During yesterday's aborted SpaceX launch, someone was giving instructions to the controllers about abort procedures:

To abort the launch, a controller will say 'abort, abort, abort'.... controllers will not call an abort in the final ten seconds of launch.

Paraphrased from memory

In fact, the forcefulness with which this was announced provoked this tweet:

The dude giving abort instructions for #SpaceX #Falcon9 #SES8 kinda sounds like he is reciting the rules for Fight Club.

Tweeted by Pillownaut on November 28, 2013 at 10:30 PM

My question is this: Why aren't controllers allowed to call an abort in the final ten seconds? It seems that if I were a controller and I found something that was going to cause something to blow up, it would be preferrable for others to know - even if in the last ten seconds.

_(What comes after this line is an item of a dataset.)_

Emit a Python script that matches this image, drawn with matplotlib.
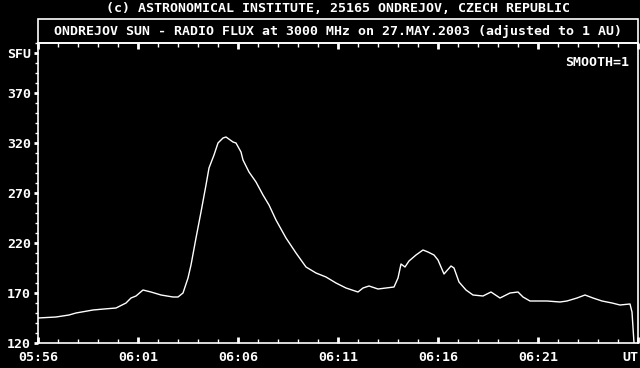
import matplotlib
matplotlib.use("Agg")
import matplotlib.pyplot as plt
from matplotlib.patches import Rectangle
from matplotlib.ticker import MultipleLocator

# minutes after 05:56 UT and flux in SFU
minutes = [0.0, 0.9, 1.55, 1.9, 2.75, 3.3, 3.9, 4.4, 4.65, 4.9, 5.25, 5.65, 6.15,
           6.75, 7.0, 7.25, 7.5, 7.65, 7.9, 8.15, 8.4, 8.55, 8.8, 9.0, 9.25, 9.4,
           9.75, 9.9, 10.15, 10.25, 10.55, 10.9, 11.25, 11.55, 11.9, 12.4, 12.9,
           13.4, 13.9, 14.4, 14.9, 15.4, 15.55, 16.0, 16.25, 16.55, 17.0, 17.4,
           17.8, 18.0, 18.15, 18.35, 18.55, 18.9, 19.25, 19.5, 19.8, 20.0, 20.3,
           20.65, 20.8, 21.05, 21.4, 21.75, 22.25, 22.65, 23.1, 23.6, 24.0, 24.25,
           24.6, 25.45, 26.1, 26.45, 26.95, 27.35, 27.75, 28.2, 28.7, 29.1, 29.6,
           29.7, 29.8]
flux = [145, 146, 148, 150, 153, 154, 155, 160, 165, 167, 173, 171, 168,
        166, 166, 170, 185, 198, 225, 251, 278, 295, 308, 320, 325, 326,
        321, 320, 311, 303, 291, 281, 268, 258, 243, 225, 210,
        196, 190, 186, 180, 175, 174, 171, 175, 177, 174, 175,
        176, 185, 199, 196, 202, 208, 213, 211, 208, 203, 189,
        197, 195, 181, 173, 168, 167, 171, 165, 170, 171, 166,
        162, 162, 161, 162, 165, 168, 165, 162, 160, 158, 159,
        151, 120]

x_labels = ["05:56", "06:01", "06:06", "06:11", "06:16", "06:21", "UT"]
y_ticks = [120, 170, 220, 270, 320, 370, 410]
y_labels = ["120", "170", "220", "270", "320", "370", "SFU"]

W, H = 640, 368
plt.rcParams["font.family"] = "DejaVu Sans Mono"
plt.rcParams["font.weight"] = "bold"
fs = 9.5

fig = plt.figure(figsize=(6.4, 3.68), dpi=100, facecolor="black")
ax = fig.add_axes([38 / W, (H - 343) / H, 600 / W, 300 / H], facecolor="black")

ax.plot(minutes, flux, color="white", lw=1.0)
ax.set_xlim(0, 30)
ax.set_ylim(120, 420)

for s in ax.spines.values():
    s.set_color("white")
    s.set_linewidth(1.2)

ax.set_xticks(range(0, 31, 5))
ax.set_xticklabels(x_labels)
ax.xaxis.set_minor_locator(MultipleLocator(1))
ax.set_yticks(y_ticks)
ax.set_yticklabels(y_labels)
ax.yaxis.set_minor_locator(MultipleLocator(10))

ax.tick_params(axis="x", which="major", direction="in", top=True, length=4, width=2,
               colors="white", labelsize=fs, pad=6)
ax.tick_params(axis="x", which="minor", direction="in", top=True, length=3, width=1,
               colors="white")
ax.tick_params(axis="y", which="major", direction="out", length=3, width=2,
               colors="white", labelsize=fs, pad=2)
ax.tick_params(axis="y", which="minor", direction="out", length=2, width=1,
               colors="white")

labels = ax.get_xticklabels()
labels[-1].set_horizontalalignment("right")

ax.text(0.985, 0.955, "SMOOTH=1", transform=ax.transAxes, color="white",
        fontsize=fs, ha="right", va="top")

# title box above the plot
fig.add_artist(Rectangle((38 / W, (H - 43) / H), 600 / W, 24 / H,
                         transform=fig.transFigure, fill=False,
                         edgecolor="white", lw=1.2))
fig.text(338 / W, 1 - 31 / H,
         "ONDREJOV SUN - RADIO FLUX at 3000 MHz on 27.MAY.2003 (adjusted to 1 AU)",
         color="white", fontsize=fs, ha="center", va="center")
fig.text(338 / W, 1 - 8 / H,
         "(c) ASTRONOMICAL INSTITUTE, 25165 ONDREJOV, CZECH REPUBLIC",
         color="white", fontsize=fs, ha="center", va="center")

fig.savefig("out.png", dpi=100, facecolor="black")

What is the rationale behind this rule?


1 Answer 1


It seems the most likely reason is that at T-10 seconds, anything that is a serious enough issue to abort should be caught by the computer, and aborting mid-stream could cause larger issues. Take a look at this video of the last 10 seconds. Here's what I can see happen:

  • T-6 Water comes out for sound suppression on surface
  • T-3 Engine ignites

The last seconds, essentially everything is on auto. The automatic aborts have been tested, in fact, this is at least the second Falcon rocket to abort automatically right before launch. A manual abort would need to be tested further along in the system. I suspect an abort could still fairly easily happen at T-8, but at T-6, it could potentially only be partially aborted, which could be quite a bit more dangerous than automatically aborting. Give a couple of seconds to react, and the fact that it's just easier to remember 10 than 8, and that's probably why an abort can't be called at the last second.